Armed school staff aren’t police officers, however. Why should they need to undergo training on arrest techniques, defensive driving, suspect interviews, or handling crime scenes? These school employees don’t have the authority to arrest students and aren’t tasked with any special responsibilities other than responding if necessary to a murderer on the school grounds.
The Times recently spent a weekend in Ohio with teachers and staff members taking part in the training offered by FASTER Saves Lives, which has taught thousands of educators in recent years; not only how to respond tactically to an active shooter on campus, but how to de-escalate the situation if possible, perform first aid, and other situation-specific training. And while the paper made sure to include plenty of criticism of the program from academics and gun control activists, they also spoke to several of the teachers taking part, each of whom dispelled the common claim by anti-gun activists that no educator would ever willingly choose to carry a gun to protect the students in their care.

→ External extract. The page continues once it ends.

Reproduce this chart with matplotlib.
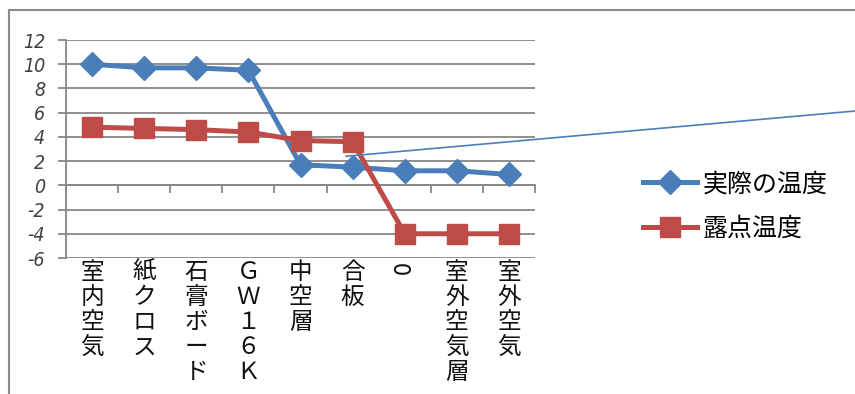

Jennifer, a school custodian who volunteers as an instructor with FASTER, said that in four years of carrying in her school, she had never needed her weapon. She doesn’t doubt her ability, she said, but believes the hardest part would be using her firearm on a student. She recalled a time when a middle schooler she had been mentoring threatened to bring a gun to school.
“My heart just dropped,” she said, adding that administrators were able to intervene.
For Mandi, the decision to be armed in the classroom seemed like a better solution than wasp spray or a tube sock.
She has worked through logistical details, like how she will carry her pistol: inside her waistband, in a holster meant to prevent accidental discharge. She did handstands, to check that her gun remained secure. When students come for hugs, she plans to turn her hip to direct them to the other side of her body.
To keep up her training, she goes to the gun range each week, she said.
And while she acknowledged other, important policies could help prevent school shootings, she did not feel she could afford to wait for change.
“We’ve got to help the kids right now,” she said.
I don’t think armed school staff are the only tactic that should be deployed to help keep kids safe, but for many smaller and more rural districts that can’t place a school resource officer on every campus the idea makes a lot of sense. Researchers at Purdue University’s Homeland Security Institute have found that the presence of a school resource officer and a small percentage of armed school staff is the fastest and most effective way to stop a targeted attack on a school campus and save as many lives as possible. With gun control groups like Everytown adamantly opposed to this strategy, however, ensuring an immediate response to a targeted attack is going to be an uphill battle, particularly in the blue states where they and their anti-gun allies in legislatures hold sway.